Dallas Electric Scooter Rules: What to Check Before You Ride
A Dallas-area rider primer for checking current scooter rules, speed expectations, parking, sidewalks, trails, parks, and local restrictions before riding.
Before buying or riding a scooter in Dallas, check the current city rules. Electric scooter rules can change, and restrictions may depend on where you ride, park, and store the scooter. This guide is a starting point for EcoHive buyers. It is not legal advice. Confirm current rules with the City of Dallas and the route you plan to use.
What Dallas riders should check
- Whether scooters are allowed on the street you plan to use.
- Whether sidewalks, trails, parks, plazas, or other areas have restrictions.
- Current speed expectations and no-ride or slow zones.
- Parking rules and blocked-sidewalk rules.

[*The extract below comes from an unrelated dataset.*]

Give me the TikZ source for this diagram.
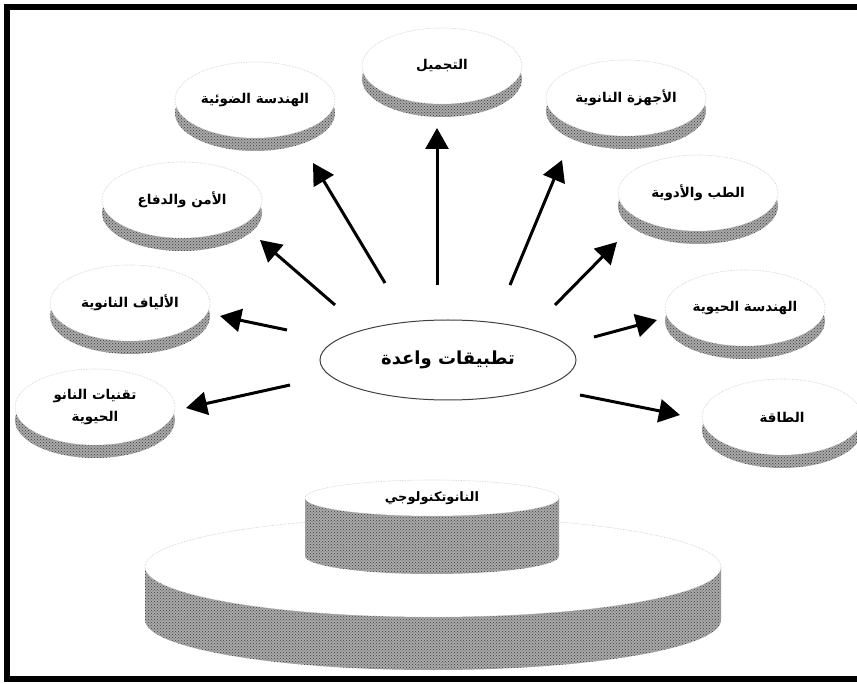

- Whether your route includes roads, crossings, or areas where scooter riding is not appropriate.
The City of Dallas Dockless Vehicle Program is the best starting source for Dallas-specific rules and updates.
Why this matters for buyers
A scooter that is good on paper may not fit your route. A long-range scooter is less useful if your commute forces unsafe road choices. A compact scooter may be easier for apartment storage but less comfortable on rough pavement. For local buyers in Dallas, Plano, Richardson, and nearby areas, think about:
- Commute distance.
- Road surface.
- Storage at home or work.
- Charging location.
- Whether local pickup lets you inspect the exact unit.
Safety and condition reminder
Used, open-box, refurbished, and tested-return scooters should be inspected before riding. Check tires, brakes, folding latch, stem, display warnings, charger, and app status. Real-world range varies by rider weight, speed, acceleration, hills, pavement, tire pressure, temperature, wind, riding mode, and battery condition.